Somewhat like how the birth of a baby attracts its parents’ continuing presence to it, even when they may be physically absent, so too does the Lord’s Life, Death and Resurrection cause him to remain present to all those for whom he gave his life. So that, even though he is no longer with us in the same physical way that he was with his early disciples, we believe he hasn’t left us. As the opening prayer reminded us earlier, before his Ascension, Jesus had promised to be abidingly present among us, even until the end of the world. This is what we dare to believe: that God’s love for us is so strong and so enduring, that even now, centuries after his Ascension, even in this chaotic and uncertain world in which we live, Christ remains somehow present to us.
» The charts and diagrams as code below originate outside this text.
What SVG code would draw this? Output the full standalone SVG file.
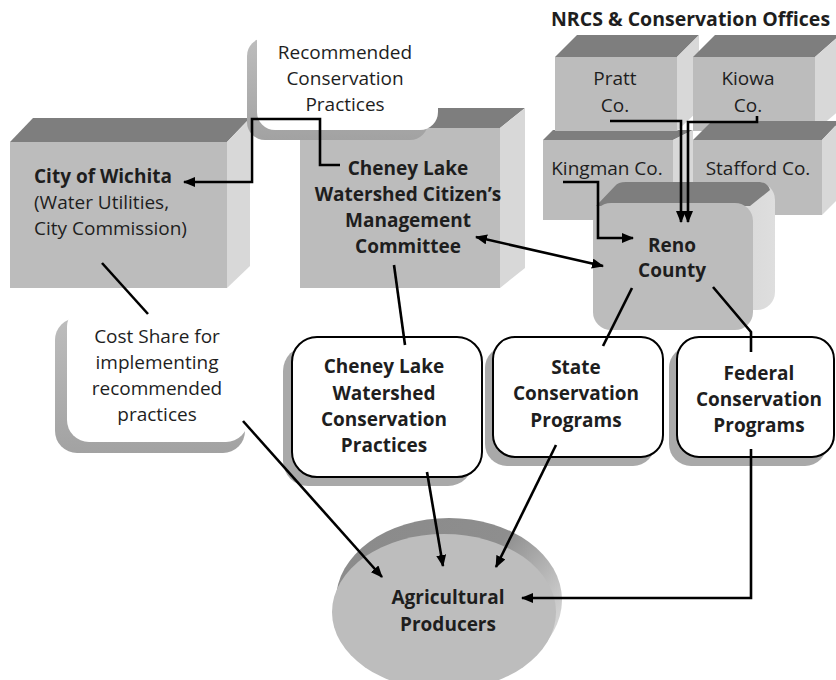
<svg xmlns="http://www.w3.org/2000/svg" width="836" height="680" viewBox="0 0 836 680">
  <style>
    text { font-family: "Open Sans", "Noto Sans", "Liberation Sans", sans-serif; font-size: 19px; fill: #1e1e1e; }
    .b { font-weight: bold; }
    .c { text-anchor: middle; }
    .front { fill: #bcbcbc; }
    .top { fill: #7e7e7e; }
    .side { fill: #d8d8d8; }
    .shadow { fill: #a9a9a9; }
    .card { fill: #ffffff; }
    .prog { fill: #ffffff; stroke: #000; stroke-width: 2; }
    .link { fill: none; stroke: #000; stroke-width: 2.6; }
    .arr { marker-end: url(#arrow); }
    .arr2 { marker-start: url(#arrow); marker-end: url(#arrow); }
  </style>
  <defs>
    <marker id="arrow" viewBox="0 0 12 10" refX="11" refY="5" markerWidth="12" markerHeight="10" markerUnits="userSpaceOnUse" orient="auto-start-reverse">
      <path d="M0,0 L12,5 L0,10 Z" fill="#000"/>
    </marker>
    <linearGradient id="rim" x1="0" y1="0" x2="1" y2="0.6">
      <stop offset="0" stop-color="#8a8a8a"/>
      <stop offset="0.6" stop-color="#8e8e8e"/>
      <stop offset="1" stop-color="#d4d4d4"/>
    </linearGradient>
    <linearGradient id="shade" x1="0" y1="0" x2="0" y2="1">
      <stop offset="0" stop-color="#bdbdbd"/>
      <stop offset="1" stop-color="#a2a2a2"/>
    </linearGradient>
    <linearGradient id="renoSide" x1="0" y1="0" x2="1" y2="0">
      <stop offset="0" stop-color="#c4c4c4"/>
      <stop offset="1" stop-color="#dedede"/>
    </linearGradient>
  </defs>

  <!-- City of Wichita -->
  <g id="city-of-wichita">
    <polygon class="top" points="10,142 33,118 250,118 227,142"/>
    <polygon class="side" points="227,142 250,118 250,266 227,288"/>
    <rect class="front" x="10" y="142" width="217" height="146"/>
    <text x="34" y="183" class="b">City of Wichita</text>
    <text x="34" y="209">(Water Utilities,</text>
    <text x="34" y="235">City Commission)</text>
  </g>

  <!-- Citizen's Management Committee -->
  <g id="management-committee">
    <polygon class="top" points="300,128 325,108 525,108 500,128"/>
    <polygon class="side" points="500,128 525,108 525,268 500,288"/>
    <rect class="front" x="300" y="128" width="200" height="160"/>
    <text x="408" y="175" class="b c">Cheney Lake</text>
    <text x="408" y="201" class="b c">Watershed Citizen’s</text>
    <text x="408" y="227" class="b c">Management</text>
    <text x="408" y="253" class="b c">Committee</text>
  </g>

  <!-- Recommended Conservation Practices -->
  <g id="recommended-practices">
    <rect x="247" y="38" width="181" height="102" rx="18" fill="url(#shade)"/>
    <rect class="card" x="257" y="18" width="181" height="112" rx="18"/>
    <text x="345" y="59" class="c">Recommended</text>
    <text x="345" y="85" class="c">Conservation</text>
    <text x="345" y="111" class="c">Practices</text>
  </g>

  <!-- NRCS & Conservation Offices -->
  <g id="nrcs-offices">
    <text x="551" y="26" class="b" style="font-size:19.5px">NRCS &amp; Conservation Offices</text>
  </g>

  <g id="kingman-co">
    <polygon class="top" points="543,140 553,130 693,130 673,140"/>
    <polygon class="side" points="673,140 693,130 693,210 673,220"/>
    <rect class="front" x="543" y="140" width="130" height="80"/>
    <text x="607" y="175" class="c">Kingman Co.</text>
  </g>

  <g id="pratt-co">
    <polygon class="top" points="555,57 577,35 699,35 677,57"/>
    <polygon class="side" points="677,57 699,35 699,110 677,131"/>
    <rect class="front" x="555" y="57" width="122" height="74"/>
    <text x="615" y="85" class="c">Pratt</text>
    <text x="615" y="112" class="c">Co.</text>
  </g>

  <g id="kiowa-co">
    <polygon class="top" points="693,57 715,35 840,35 815,57"/>
    <polygon class="side" points="815,57 840,35 840,110 815,131"/>
    <rect class="front" x="693" y="57" width="122" height="74"/>
    <text x="748" y="85" class="c">Kiowa</text>
    <text x="748" y="112" class="c">Co.</text>
  </g>

  <g id="stafford-co">
    <polygon class="top" points="693,140 712,121 840,121 822,140"/>
    <polygon class="side" points="822,140 840,121 840,197 822,215"/>
    <rect class="front" x="693" y="140" width="129" height="75"/>
    <text x="758" y="175" class="c">Stafford Co.</text>
  </g>

  <!-- Reno County -->
  <g id="reno-county">
    <rect x="613" y="182" width="162" height="128" rx="18" fill="url(#renoSide)"/>
    <path d="M596,206 L615,186 Q618,182 626,182 L760,182 Q768,183 770,190 L750,206 Z" class="top"/>
    <rect class="front" x="593" y="203" width="160" height="127" rx="18"/>
    <text x="672" y="252" class="b c">Reno</text>
    <text x="672" y="277" class="b c">County</text>
  </g>

  <!-- Cost Share -->
  <g id="cost-share">
    <rect x="55" y="318" width="190" height="135" rx="22" fill="url(#shade)"/>
    <rect class="card" x="67" y="305" width="181" height="137" rx="22"/>
    <text x="157" y="343" class="c">Cost Share for</text>
    <text x="157" y="369" class="c">implementing</text>
    <text x="157" y="395" class="c">recommended</text>
    <text x="157" y="421" class="c">practices</text>
  </g>

  <!-- Conservation practices and programs -->
  <g id="watershed-practices">
    <rect class="shadow" x="283" y="346" width="190" height="140" rx="25"/>
    <rect class="prog" x="292" y="337" width="190" height="140" rx="25"/>
    <text x="384" y="373" class="b c">Cheney Lake</text>
    <text x="384" y="400" class="b c">Watershed</text>
    <text x="384" y="426" class="b c">Conservation</text>
    <text x="384" y="452" class="b c">Practices</text>
  </g>

  <g id="state-programs">
    <rect class="shadow" x="485" y="346" width="170" height="120" rx="22"/>
    <rect class="prog" x="493" y="337" width="170" height="120" rx="22"/>
    <text x="576" y="374" class="b c">State</text>
    <text x="576" y="400" class="b c">Conservation</text>
    <text x="576" y="427" class="b c">Programs</text>
  </g>

  <g id="federal-programs">
    <rect class="shadow" x="669" y="346" width="158" height="120" rx="22"/>
    <rect class="prog" x="677" y="337" width="157" height="120" rx="22"/>
    <text x="759" y="380" class="b c">Federal</text>
    <text x="759" y="406" class="b c">Conservation</text>
    <text x="759" y="432" class="b c">Programs</text>
  </g>

  <!-- Agricultural Producers -->
  <g id="agricultural-producers">
    <ellipse cx="449" cy="600" rx="113" ry="82" fill="url(#rim)"/>
    <ellipse cx="444" cy="612" rx="112" ry="78" fill="#bdbdbd"/>
    <text x="448" y="604" class="b c">Agricultural</text>
    <text x="448" y="631" class="b c">Producers</text>
  </g>

  <!-- Connectors -->
  <g id="connectors">
    <path class="link arr" d="M340,165 H320 V119 H252 V182 H184"/>
    <path class="link" d="M102,263 L148,314"/>
    <path class="link arr" d="M243,421 L382,577"/>
    <path class="link" d="M394,265 L405,345"/>
    <path class="link arr" d="M427,472 L443,566"/>
    <path class="link arr" d="M556,445 L496,567"/>
    <path class="link arr" d="M751,449 V598 H522"/>
    <path class="link" d="M632,288 L603,346"/>
    <path class="link" d="M713,287 L751,332 V352"/>
    <path class="link arr2" d="M476,237 L603,266"/>
    <path class="link arr" d="M563,182 H598 V238 H633"/>
    <path class="link arr" d="M610,121 H681 V222"/>
    <path class="link arr" d="M757,116 V122 H688 V222"/>
  </g>
</svg>
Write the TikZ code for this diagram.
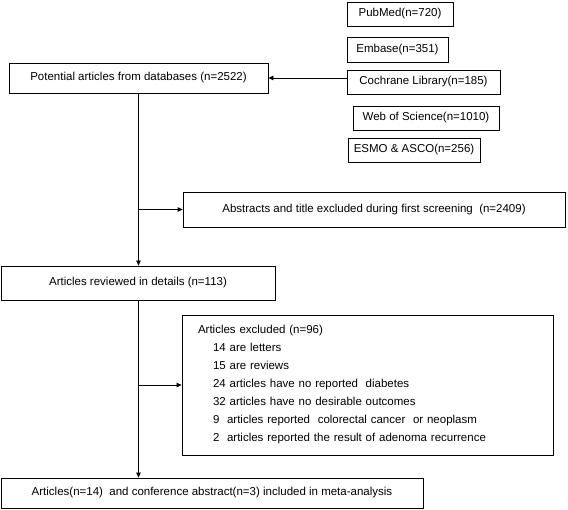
\documentclass[tikz,border=0pt]{standalone}
\usepackage{fontspec}
\setmainfont{Liberation Sans}
\usetikzlibrary{arrows.meta}
\begin{document}
\begin{tikzpicture}[x=1pt,y=-1pt,
  box/.style={draw, line width=0.8pt, inner sep=0pt, font=\fontsize{11.5}{14}\selectfont},
  conn/.style={line width=0.8pt},
  arr/.style={conn, -{Triangle[length=5pt,width=4.5pt]}}]
\useasboundingbox (0,0) rectangle (568,510);
\node[box, minimum width=106, minimum height=24] (pubmed) at (400,14) {PubMed(n=720)};
\node[box, minimum width=101, minimum height=25] (embase) at (397.5,49.5) {Embase(n=351)};
\node[box, minimum width=153, minimum height=24] (cochrane) at (423.5,82) {Cochrane Library(n=185)};
\node[box, minimum width=146, minimum height=24] (wos) at (426,118) {Web of Science(n=1010)};
\node[box, minimum width=132, minimum height=24] (esmo) at (414,150) {ESMO \& ASCO(n=256)};
\node[box, minimum width=259, minimum height=30] (potential) at (138.5,78) {Potential articles from databases (n=2522)};
\node[box, minimum width=382, minimum height=35] (abstracts) at (374,209.5) {Abstracts and title excluded during first screening\ \ (n=2409)};
\node[box, minimum width=274, minimum height=34] (reviewed) at (138,283) {Articles reviewed in details (n=113)};
\node[box, minimum width=371, minimum height=140, align=left, text width=339, inner xsep=16pt, font=\fontsize{11.5}{18}\selectfont] (excluded) at (367.5,385) {Articles excluded (n=96)\\
\hspace*{15pt}14 are letters\\
\hspace*{15pt}15 are reviews\\
\hspace*{15pt}24 articles have no reported\ \ diabetes\\
\hspace*{15pt}32 articles have no desirable outcomes\\
\hspace*{15pt}9\ \ articles reported\ \ colorectal cancer\ \ or neoplasm\\
\hspace*{15pt}2\ \ articles reported the result of adenoma recurrence};
\node[box, minimum width=422, minimum height=30] (final) at (212,493) {Articles(n=14)\ \ and conference abstract(n=3) included in meta-analysis};
\coordinate (t1) at (potential.south);
\coordinate (e1) at (t1 |- reviewed.north);
\coordinate (t2) at (t1 |- reviewed.south);
\coordinate (e2) at (t1 |- final.north);
\coordinate (b1) at (t1 |- abstracts.west);
\coordinate (b2) at (t1 |- excluded.west);
\draw[arr] (cochrane.west |- potential.east) -- (potential.east);
\draw[arr] (t1) -- (e1);
\draw[arr] (b1) -- (abstracts.west);
\draw[arr] (t2) -- (e2);
\draw[arr] (b2) -- (excluded.west);
\end{tikzpicture}
\end{document}
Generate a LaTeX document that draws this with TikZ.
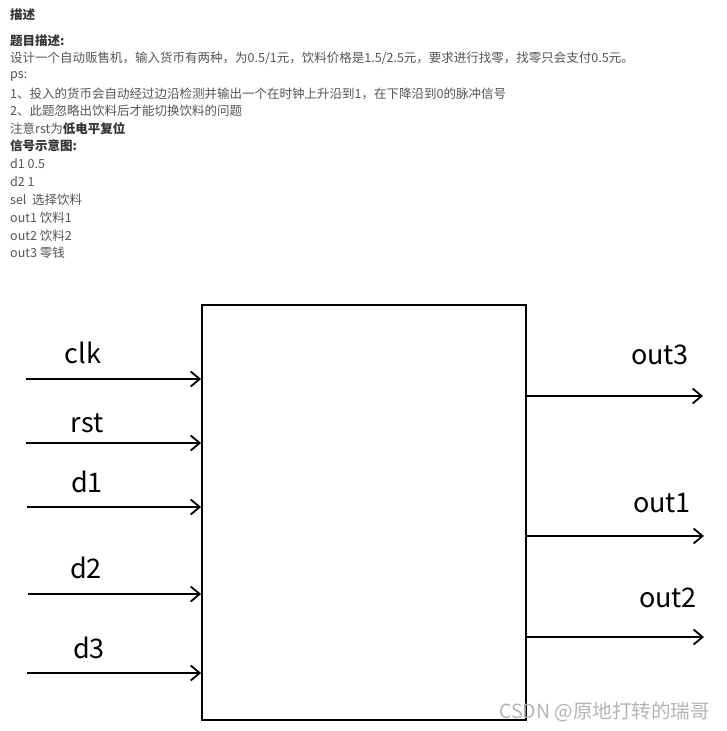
\documentclass[tikz,border=0pt]{standalone}
\usepackage{fontspec}
\setmainfont{Noto Sans CJK SC}
\usetikzlibrary{arrows.meta}
\definecolor{txt}{HTML}{555555}
\definecolor{txtb}{HTML}{333333}
\definecolor{wm}{HTML}{B4B4B4}
\begin{document}
\begin{tikzpicture}[x=1pt,y=-1pt,
  desc/.style={anchor=west,inner sep=0pt,font=\fontsize{12.5}{14}\selectfont,text=txt},
  descb/.style={desc,font=\fontsize{12.5}{14}\selectfont\bfseries,text=txtb},
  sig/.style={inner sep=0pt,font=\fontsize{27}{30}\selectfont},
  wire/.style={line width=1.8pt,-{Straight Barb[length=9pt,width=15pt,line width=1.8pt]}},
  blk/.style={draw,line width=1.8pt,minimum width=324pt,minimum height=415pt,inner sep=0pt}]
\useasboundingbox (0,0) rectangle (726,731);
\fill[white] (0,0) rectangle (726,731);
% description text
\node[descb] (t0) at (10,15) {描述};
\node[descb] (t1) at (10,41) {题目描述:};
\node[desc] (t2) at (10,58) {设计一个自动贩售机，输入货币有两种，为0.5/1元，饮料价格是1.5/2.5元，要求进行找零，找零只会支付0.5元。};
\node[desc] (t3) at (10,76) {ps:};
\node[desc] (t4) at (10,94) {1、投入的货币会自动经过边沿检测并输出一个在时钟上升沿到1，在下降沿到0的脉冲信号};
\node[desc] (t5) at (10,111) {2、此题忽略出饮料后才能切换饮料的问题};
\node[desc] (t6) at (10,129) {注意rst为{\bfseries\color{txtb}低电平复位}};
\node[descb] (t7) at (10,146) {信号示意图:};
\node[desc] (t8) at (10,164) {d1 0.5};
\node[desc] (t9) at (10,182) {d2 1};
\node[desc] (t10) at (10,200) {sel\ \ 选择饮料};
\node[desc] (t11) at (10,218) {out1 饮料1};
\node[desc] (t12) at (10,236) {out2 饮料2};
\node[desc] (t13) at (10,253) {out3 零钱};
% block
\node[blk] (box) at (364,512.5) {};
% inputs
\coordinate (iclk) at (26,379);
\coordinate (irst) at (26,443);
\coordinate (id1) at (27,507);
\coordinate (id2) at (28,594);
\coordinate (id3) at (27,673);
\draw[wire] (iclk) -- (iclk -| box.west);
\draw[wire] (irst) -- (irst -| box.west);
\draw[wire] (id1) -- (id1 -| box.west);
\draw[wire] (id2) -- (id2 -| box.west);
\draw[wire] (id3) -- (id3 -| box.west);
\node[sig] (lclk) at (83,353) {clk};
\node[sig] (lrst) at (87,423) {rst};
\node[sig] (ld1) at (87,482) {d1};
\node[sig] (ld2) at (86,568) {d2};
\node[sig] (ld3) at (89,648) {d3};
% outputs
\coordinate (oout3) at (703,396);
\coordinate (oout1) at (704,536);
\coordinate (oout2) at (704,637);
\draw[wire] (oout3 -| box.east) -- (oout3);
\draw[wire] (oout1 -| box.east) -- (oout1);
\draw[wire] (oout2 -| box.east) -- (oout2);
\node[sig] (lout3) at (660,355) {out3};
\node[sig] (lout1) at (662,503) {out1};
\node[sig] (lout2) at (668,598) {out2};
% watermark
\node[inner sep=0pt,anchor=east,font=\fontsize{19.5}{21}\selectfont,text=wm] (wmk) at (710,712) {CSDN @原地打转的瑞哥};
\end{tikzpicture}
\end{document}
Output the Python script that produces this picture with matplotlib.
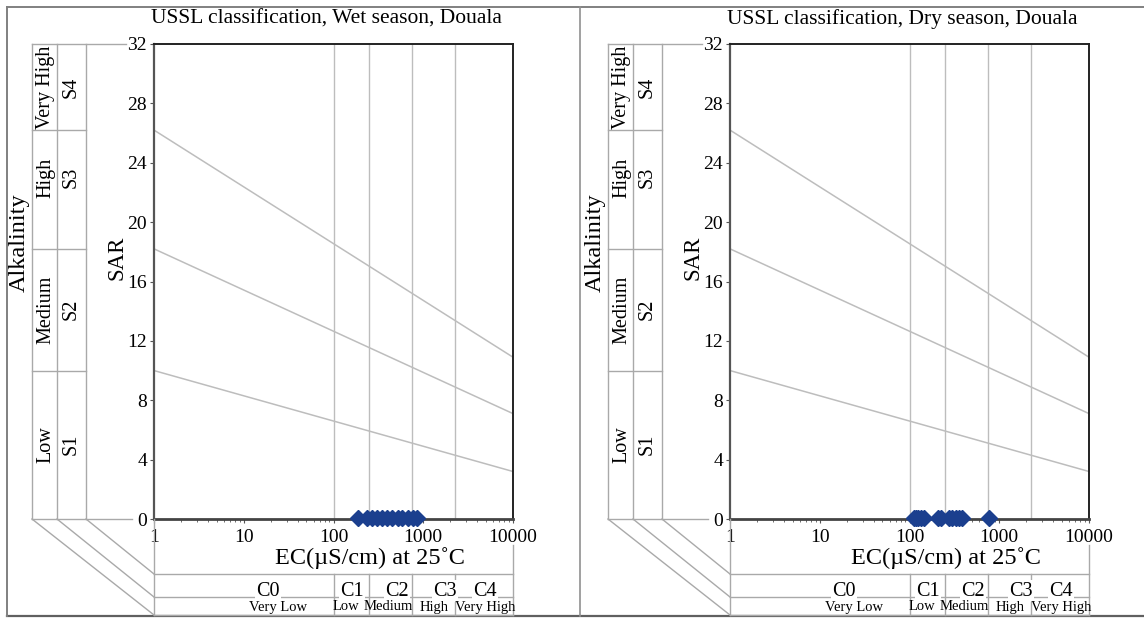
import matplotlib
matplotlib.use("Agg")
import matplotlib.pyplot as plt
from matplotlib.lines import Line2D
from matplotlib.transforms import blended_transform_factory as blend

plt.rcParams["font.family"] = ["Liberation Serif", "DejaVu Serif"]

W, H = 1144, 618

# ---- classification scheme ----
ec_class_bounds = [100, 250, 750, 2250]
ec_class_codes = ["C0", "C1", "C2", "C3", "C4"]
ec_class_names = ["Very Low", "Low", "Medium", "High", "Very High"]
sar_class_codes = ["S1", "S2", "S3", "S4"]
sar_class_names = ["Low", "Medium", "High", "Very High"]

# SAR boundary lines: value at EC = 1 and at EC = 10000
line_ec = [1, 10000]
sar_s1_s2 = [10.0, 3.2]
sar_s2_s3 = [18.2, 7.1]
sar_s3_s4 = [26.2, 10.9]

# ---- samples ----
wet_ec = [187, 236, 269, 305, 348, 395, 450, 523, 580, 676, 770, 850]
wet_sar = [0.1, 0.1, 0.1, 0.1, 0.1, 0.1, 0.1, 0.1, 0.1, 0.1, 0.1, 0.1]
dry_ec = [111, 118, 124, 133, 144, 207, 223, 275, 300, 330, 355, 383, 769]
dry_sar = [0.1, 0.1, 0.1, 0.1, 0.1, 0.1, 0.1, 0.1, 0.1, 0.1, 0.1, 0.1, 0.1]

y_ticks = [0, 4, 8, 12, 16, 20, 24, 28, 32]
x_ticks = [1, 10, 100, 1000, 10000]
x_tick_labels = ["1", "10", "100", "1000", "10000"]

titles = ["USSL classification, Wet season, Douala",
          "USSL classification, Dry season, Douala"]

# layout (pixels)
code_label_ec = [18.6, 160, 510, 1740, 4900]
name_label_ec = [24, 136, 410, 1330, 4900]
sar_label_pos = [5.0, 14.1, 23.0, 29.1]

GRID = "#bdbdbd"
FRAME = "#a9a9a9"
MARK = "#1b3f8e"

fig = plt.figure(figsize=(W / 100, H / 100), dpi=100)


def fx(x):
    return x / W


def fy(y):
    return 1 - y / H


def fig_line(xs, ys, color=FRAME, lw=1.0):
    fig.add_artist(Line2D([fx(v) for v in xs], [fy(v) for v in ys],
                          transform=fig.transFigure, color=color, lw=lw))


# outer frame
fig_line([7, W], [7, 7], color="#808080", lw=1.4)
fig_line([7, W], [616, 616], color="#606060", lw=1.6)
fig_line([7, 7], [7, 616], color="#808080", lw=1.4)
fig_line([580, 580], [7, 616], color="#909090", lw=1.2)


def panel(x0, title, ec, sar):
    ax_w, top, bot = 359, 44, 519
    ax = fig.add_axes([fx(x0), fy(bot), ax_w / W, (bot - top) / H])
    ax.set_xscale("log")
    ax.set_xlim(1, 10000)
    ax.set_ylim(0, 32)
    ax.set_xticks(x_ticks)
    ax.set_xticklabels(x_tick_labels)
    ax.set_yticks(y_ticks)
    ax.tick_params(axis="both", which="major", labelsize=14, length=3,
                   color="#555555", pad=2)
    ax.tick_params(axis="x", which="minor", length=2.5, color="#555555")
    ax.tick_params(axis="x", pad=4)
    for s in ["top", "right"]:
        ax.spines[s].set_color("#222222")
        ax.spines[s].set_linewidth(1.4)
    ax.spines["left"].set_color("#555555")
    ax.spines["left"].set_linewidth(1.6)
    ax.spines["bottom"].set_color("#444444")
    ax.spines["bottom"].set_linewidth(2.0)

    for b in ec_class_bounds:
        ax.axvline(b, color=GRID, lw=1.0, zorder=1)
    for ln in (sar_s1_s2, sar_s2_s3, sar_s3_s4):
        ax.plot(line_ec, ln, color=GRID, lw=1.1, zorder=1)

    ax.plot(ec, sar, linestyle="none", marker="D", markersize=8.5,
            color=MARK, markeredgecolor=MARK, clip_on=False, zorder=5)

    ax.set_ylabel("SAR", fontsize=16.5, labelpad=2)
    ax.yaxis.set_label_coords(-0.075, 0.55)

    # alkalinity columns on the left
    c1, c2, c3 = x0 - 122, x0 - 97, x0 - 68
    ty = blend(fig.transFigure, ax.transData)
    for cx in (c1, c2, c3):
        fig.add_artist(Line2D([fx(cx), fx(cx)], [0, 32], transform=ty,
                              color=FRAME, lw=1.0))
    fig.add_artist(Line2D([fx(c1), fx(x0 - 28)], [32, 32], transform=ty,
                          color=FRAME, lw=1.0))
    fig.add_artist(Line2D([fx(c1), fx(x0 - 22)], [0, 0], transform=ty,
                          color=FRAME, lw=1.0))
    for ln in (sar_s1_s2, sar_s2_s3, sar_s3_s4):
        fig.add_artist(Line2D([fx(c1), fx(c3)], [ln[0], ln[0]], transform=ty,
                              color=FRAME, lw=1.0))
    for name, code, yv in zip(sar_class_names, sar_class_codes, sar_label_pos):
        fig.text(fx((c1 + c2) / 2 + 1), yv, name, transform=ty, rotation=90,
                 ha="center", va="center", fontsize=14.5)
        fig.text(fx((c2 + c3) / 2), yv, code, transform=ty, rotation=90,
                 ha="center", va="center", fontsize=14.5)
    fig.text(fx(x0 - 135), fy(243), "Alkalinity", rotation=90,
             ha="center", va="center", fontsize=17.5)

    # perspective connectors to the salinity band below
    rows = [574, 597, 615]
    for cx, ry in zip((c3, c2, c1), rows):
        fig_line([cx, x0], [bot, ry])
        fig_line([x0, x0 + ax_w], [ry, ry])
    fig_line([x0, x0], [bot, 615])
    tx = blend(ax.transData, fig.transFigure)
    for b in ec_class_bounds:
        fig.add_artist(Line2D([b, b], [fy(574), fy(615)], transform=tx,
                              color=FRAME, lw=1.0))
    fig.add_artist(Line2D([10000, 10000], [fy(545), fy(615)], transform=tx,
                          color=FRAME, lw=1.0))

    for code, xv in zip(ec_class_codes, code_label_ec):
        fig.text(xv, fy(591), code, transform=tx, ha="center", va="center",
                 fontsize=14.5, bbox=dict(boxstyle="square,pad=0.05",
                                          fc="white", ec="none"))
    for name, xv in zip(ec_class_names, name_label_ec):
        fig.text(xv, fy(607), name, transform=tx, ha="center", va="center",
                 fontsize=10.5)

    fig.text(fx(x0 + 216), fy(558), "EC(\u00b5S/cm) at 25\u02daC",
             ha="center", va="center", fontsize=17.5,
             bbox=dict(boxstyle="square,pad=0.1", fc="white", ec="none"))
    fig.text(fx(x0 + 172), fy(19), title, ha="center", va="center",
             fontsize=15.5)
    return ax


panel(154, titles[0], wet_ec, wet_sar)
panel(730, titles[1], dry_ec, dry_sar)

fig.savefig("out.png", dpi=100)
Our challenge is to find ways to translate this belief into experience. How do we remain present to Jesus, who is always present to us? What can we do to let the person of Christ be the privileged place around which our lives revolve? These are questions our scriptures help us to ponder today.
One striking feature of the first reading is how the fate of Judas is described in terms of a change of place. Peter says that Judas abandoned his ministry and apostolate to go to his proper place. He left one spiritual place to go to another. And we know that this change of place was also a failure to remain present to a person. Judas betrayed and deserted the Lord. In contrast, the one prerequisite for Judas’ successor is that he must have been with us the whole time that the Lord Jesus was travelling round with us. He must have remained in place, faithfully present to the person of Jesus. To remain present to the Lord, so that he becomes the place around which our whole life revolves. This was difficult enough for the disciples before the Lord’s Ascension, when they could still see and hear and touch him. What more now, when we can’t? How are we to remain present to Jesus, to allow our lives to revolve around him, when he is no longer physically with us?
The second reading provides a first response by telling us that God is love and anyone who lives in love lives in God, and God lives in him. Even if Jesus is no longer physically with us, we can continue to experience his abiding presence, by allowing his love for us to draw us to live in love. By loving God, loving others, and loving even ourselves. Which sounds simple enough, but is by no means easy. Not only is it difficult to put love into practice, at times it’s hard even to know what love requires in a given situation. For example, when a spouse, or a close family member, or a boss makes certain demands of us, does love require us to always give in? Or could there be certain situations where the loving response might well be to say no? And, if so, then how do we recognise such situations? What would Jesus do?
To properly respond to questions like these, at least one thing is indispensable. We have to be able and willing to accept and act according to the truth. Even when it may be inconvenient or costly for us to do so. Isn’t this why, in the gospel, Jesus not only consecrates himself, he also asks his Father to consecrate us in the truth? To strive to live both in love and in truth. This is how we experience the Lord’s abiding presence to us. And this has important social implications. As the late Pope Benedict XVI taught, to live in love and truth is also to work for justice and the common good. For I cannot “give” what is mine to the other, without first giving him what pertains to him in justice. If we love others with charity, then first of all we are just towards them… (CV, 6). And (t)he more we strive to secure a common good corresponding to the real needs of our neighbours, the more effectively we love them (CV, 7).
Sisters and brothers, like the beginnings of a romance, and the birth of a baby, the Lord’s Dying and Rising has power to keep us in the Lord’s presence. What shall we do to submit ourselves more fully to this life-sustaining power today?